:: Provided records ::
--------------------

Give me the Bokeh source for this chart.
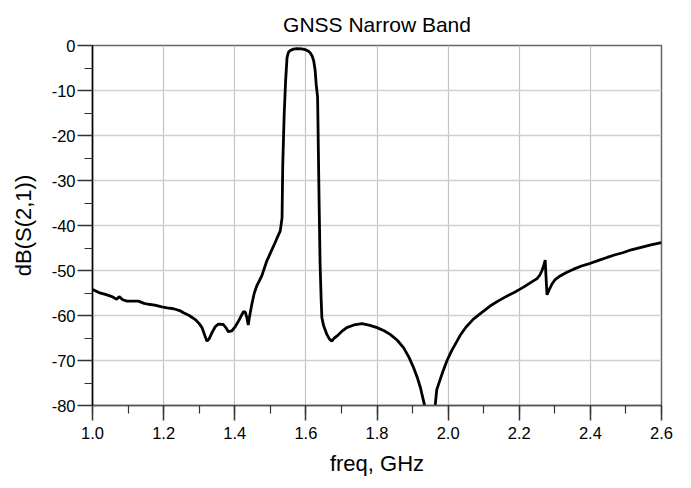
from bokeh.plotting import figure
from bokeh.models import Range1d, SingleIntervalTicker, NumeralTickFormatter, PrintfTickFormatter
from bokeh.embed import file_html
from bokeh.resources import INLINE

title_text = "GNSS Narrow Band"
x_label = "freq, GHz"
y_label = "dB(S(2,1))"

freq = [1.000, 1.018, 1.036, 1.055, 1.068, 1.075, 1.085, 1.097, 1.113, 1.129,
        1.145, 1.157, 1.175, 1.195, 1.210, 1.228, 1.245, 1.256, 1.272, 1.289,
        1.300, 1.308, 1.316, 1.322, 1.328, 1.336, 1.345, 1.354, 1.368, 1.376,
        1.382, 1.392, 1.402, 1.411, 1.420, 1.425, 1.430, 1.434, 1.438, 1.441,
        1.448, 1.455, 1.462, 1.476, 1.490, 1.509, 1.520, 1.528, 1.533, 1.535,
        1.539, 1.543, 1.547, 1.551, 1.556, 1.565, 1.575, 1.588, 1.598, 1.606,
        1.612, 1.618, 1.622, 1.626, 1.629, 1.633, 1.637, 1.640, 1.643, 1.645,
        1.650, 1.659, 1.666, 1.673, 1.680, 1.687, 1.700, 1.715, 1.735, 1.758,
        1.780, 1.800, 1.820, 1.837, 1.857, 1.875, 1.890, 1.903, 1.913, 1.922,
        1.933, 1.940, 1.948, 1.956, 1.964, 1.968, 1.973, 1.985, 1.997, 2.010,
        2.025, 2.034, 2.050, 2.071, 2.095, 2.118, 2.140, 2.165, 2.190, 2.212,
        2.232, 2.250, 2.258, 2.264, 2.270, 2.273, 2.275, 2.278, 2.284, 2.292,
        2.300, 2.315, 2.334, 2.353, 2.375, 2.400, 2.425, 2.447, 2.470, 2.493,
        2.515, 2.540, 2.570, 2.600]

s21_db = [-54.2, -54.9, -55.3, -55.8, -56.4, -55.8, -56.5, -56.8, -56.8, -56.8,
          -57.3, -57.5, -57.7, -58.1, -58.3, -58.5, -58.9, -59.4, -60.0, -60.9,
          -61.8, -62.7, -64.5, -65.7, -65.2, -63.8, -62.5, -61.9, -62.0, -62.8,
          -63.6, -63.4, -62.4, -61.2, -59.8, -59.1, -59.3, -60.5, -62.1, -60.5,
          -57.5, -55.0, -53.4, -51.2, -47.9, -44.6, -42.6, -41.2, -38.3, -26.4,
          -15.3, -7.9, -2.7, -1.5, -1.1, -0.8, -0.7, -0.75, -0.9, -1.2,
          -1.6, -2.4, -3.4, -5.5, -8.6, -11.6, -33.8, -48.6, -56.5, -60.5,
          -62.3, -64.2, -65.2, -65.7, -65.0, -64.6, -63.6, -62.7, -62.1, -61.8,
          -62.2, -62.7, -63.4, -64.2, -65.5, -67.2, -69.3, -71.6, -73.7, -76.0,
          -79.7, -83.0, -95.0, -85.0, -79.7, -76.5, -75.3, -72.5, -70.0, -67.8,
          -65.7, -64.4, -62.6, -60.8, -59.3, -57.9, -56.8, -55.7, -54.7, -53.7,
          -52.7, -51.8, -51.0, -50.0, -48.6, -47.7, -51.0, -55.4, -54.3, -53.0,
          -52.1, -51.2, -50.4, -49.7, -49.0, -48.4, -47.7, -47.1, -46.5, -46.0,
          -45.4, -44.9, -44.3, -43.8]

FONT = "Liberation Sans"

p = figure(output_backend="svg", toolbar_location=None,
           x_range=Range1d(1.0, 2.6), y_range=Range1d(-80, 0),
           frame_width=569, frame_height=360,
           min_border_left=92, min_border_top=44, min_border_right=28,
           min_border_bottom=80, title=title_text)

p.title.align = "center"
p.title.text_font = FONT
p.title.text_font_size = "21px"
p.title.text_font_style = "normal"
p.title.text_color = "black"
p.title.offset = 0
p.title.standoff = 20

p.outline_line_color = "#666666"
p.outline_line_width = 1.5

p.line(freq, s21_db, line_color="black", line_width=2.8)

p.xaxis.ticker = SingleIntervalTicker(interval=0.2, num_minor_ticks=2)
p.yaxis.ticker = SingleIntervalTicker(interval=10, num_minor_ticks=2)
p.xaxis.formatter = NumeralTickFormatter(format="0.0")
p.yaxis.formatter = PrintfTickFormatter(format="%d")

for ax in (p.xaxis[0], p.yaxis[0]):
    ax.major_tick_in = 0
    ax.major_tick_out = 15
    ax.minor_tick_in = 0
    ax.minor_tick_out = 8
    ax.major_label_text_font = FONT
    ax.major_label_text_font_size = "16.5px"
    ax.major_label_text_color = "black"
    ax.axis_label_text_font = FONT
    ax.axis_label_text_font_size = "22px"
    ax.axis_label_text_font_style = "normal"
    ax.axis_label_text_color = "black"
    ax.major_tick_line_color = "#333333"
    ax.minor_tick_line_color = "#333333"
    ax.major_tick_line_width = 1.5
    ax.minor_tick_line_width = 1.2

p.xaxis.axis_label = x_label
p.yaxis.axis_label = y_label
p.xaxis.axis_line_color = "#555555"
p.yaxis.axis_line_color = "black"
p.xaxis.axis_line_width = 1.5
p.yaxis.axis_line_width = 1.5
p.xaxis.major_label_standoff = 6
p.yaxis.major_label_standoff = 2
p.xaxis.axis_label_standoff = 9
p.yaxis.axis_label_standoff = 13

p.xgrid.grid_line_color = "#c4c4c4"
p.ygrid.grid_line_color = "#d0d0d0"
p.xgrid.grid_line_width = 1.2
p.ygrid.grid_line_width = 1.5

open("out.html", "w").write(file_html(p, INLINE))
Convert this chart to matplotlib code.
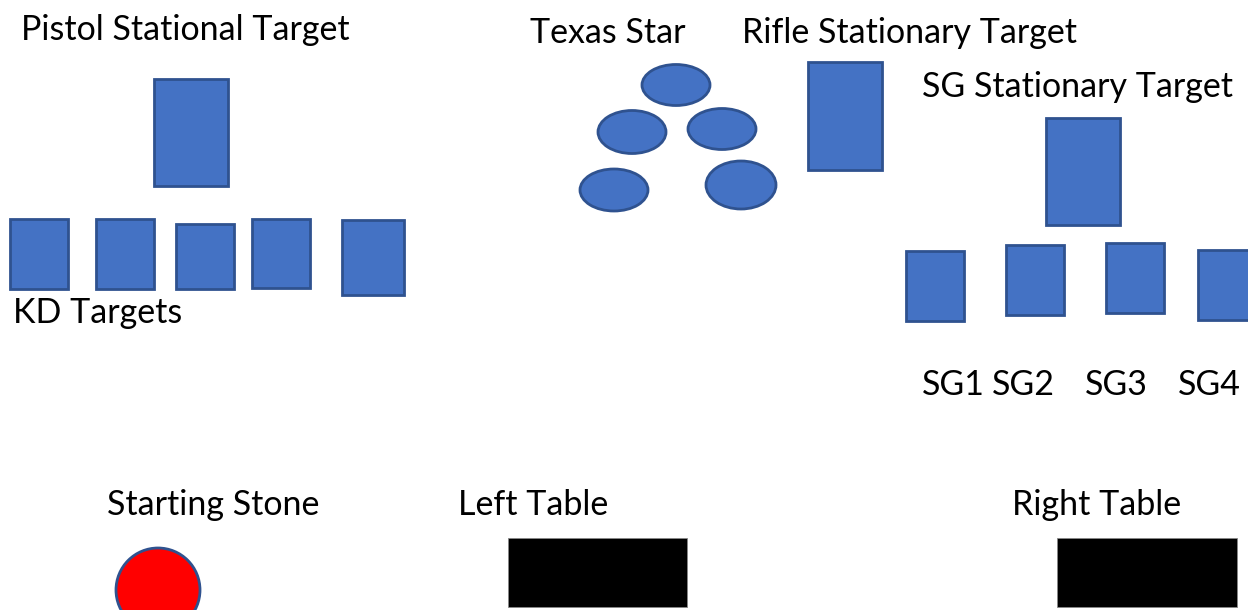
import matplotlib.pyplot as plt
from matplotlib.patches import Rectangle, Ellipse

plt.rcParams['font.family'] = ['Lato', 'DejaVu Sans']

# Layout of the stage (pixel units, y grows downwards)
# rectangular targets: left, top, right, bottom
pistol_target = [154, 79, 228, 186]
kd_targets = [
    [10, 219, 68, 289],
    [96, 219, 154, 289],
    [176, 224, 234, 289],
    [252, 219, 310, 288],
    [342, 220, 404, 295],
]
rifle_target = [808, 62, 882, 170]
sg_stationary = [1046, 118, 1120, 225]
sg_targets = [
    [906, 251, 964, 321],
    [1006, 245, 1064, 315],
    [1106, 243, 1164, 313],
    [1198, 250, 1256, 320],
]
# texas star plates: center x, center y, width, height
texas_star = [
    [676, 85, 68, 41],
    [632, 132, 68, 43],
    [722, 129, 68, 41],
    [614, 190, 68, 42],
    [741, 185, 70, 48],
]
starting_stone = [158, 590, 84, 84]
tables = [
    [508, 538, 687, 607],
    [1057, 538, 1237, 607],
]

# labels: text, x, baseline y
labels = ['Pistol Stational Target', 'Texas Star', 'Rifle Stationary Target',
          'SG Stationary Target', 'KD Targets', 'SG1', 'SG2', 'SG3', 'SG4',
          'Starting Stone', 'Left Table', 'Right Table']
label_x = [21, 530, 742, 922, 13, 922, 992, 1085, 1178, 107, 458, 1012]
label_y = [40, 43, 43, 97, 323, 395, 395, 395, 395, 515, 515, 515]

blue = '#4472C4'
blue_edge = '#2F528F'

fig = plt.figure(figsize=(12.48, 6.10), dpi=100)
ax = fig.add_axes([0, 0, 1, 1])
ax.set_xlim(0, 1248)
ax.set_ylim(610, 0)
ax.axis('off')


def add_rect(box, face, edge, lw):
    l, t, r, b = box
    ax.add_patch(Rectangle((l, t), r - l, b - t, facecolor=face,
                           edgecolor=edge, linewidth=lw))


for box in [pistol_target, rifle_target, sg_stationary] + kd_targets + sg_targets:
    add_rect(box, blue, blue_edge, 2)

for cx, cy, w, h in texas_star:
    ax.add_patch(Ellipse((cx, cy), w, h, facecolor=blue,
                         edgecolor=blue_edge, linewidth=2))

cx, cy, w, h = starting_stone
ax.add_patch(Ellipse((cx, cy), w, h, facecolor='#FF0000',
                     edgecolor=blue_edge, linewidth=2))

for box in tables:
    add_rect(box, 'black', '#888888', 0.6)

for txt, x, y in zip(labels, label_x, label_y):
    ax.text(x, y, txt, fontsize=24.5, color='black', ha='left', va='baseline')

fig.savefig('out.png', dpi=100)
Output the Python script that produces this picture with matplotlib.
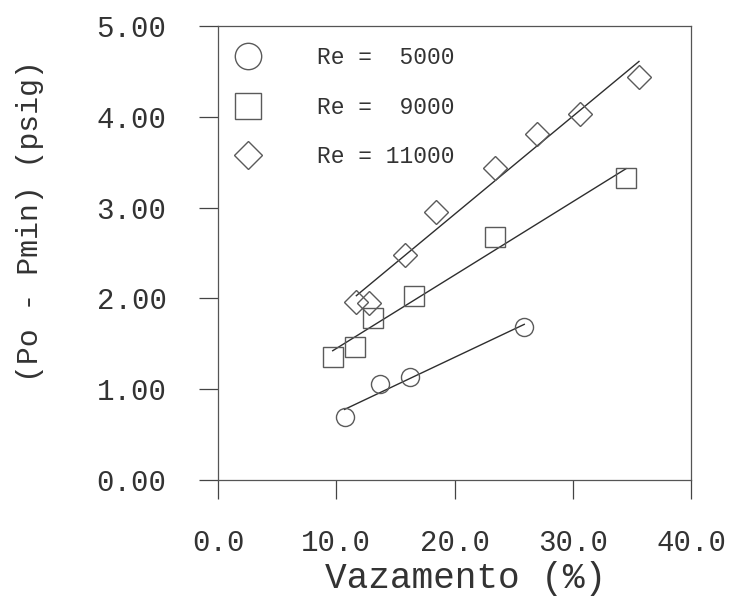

--------------------

:: Exercise objective ::
Look through the entries above; copy every line holding the string "chart".

:: Expected answer ::
Give me the Bokeh source for this chart.
Convert this chart to matplotlib code.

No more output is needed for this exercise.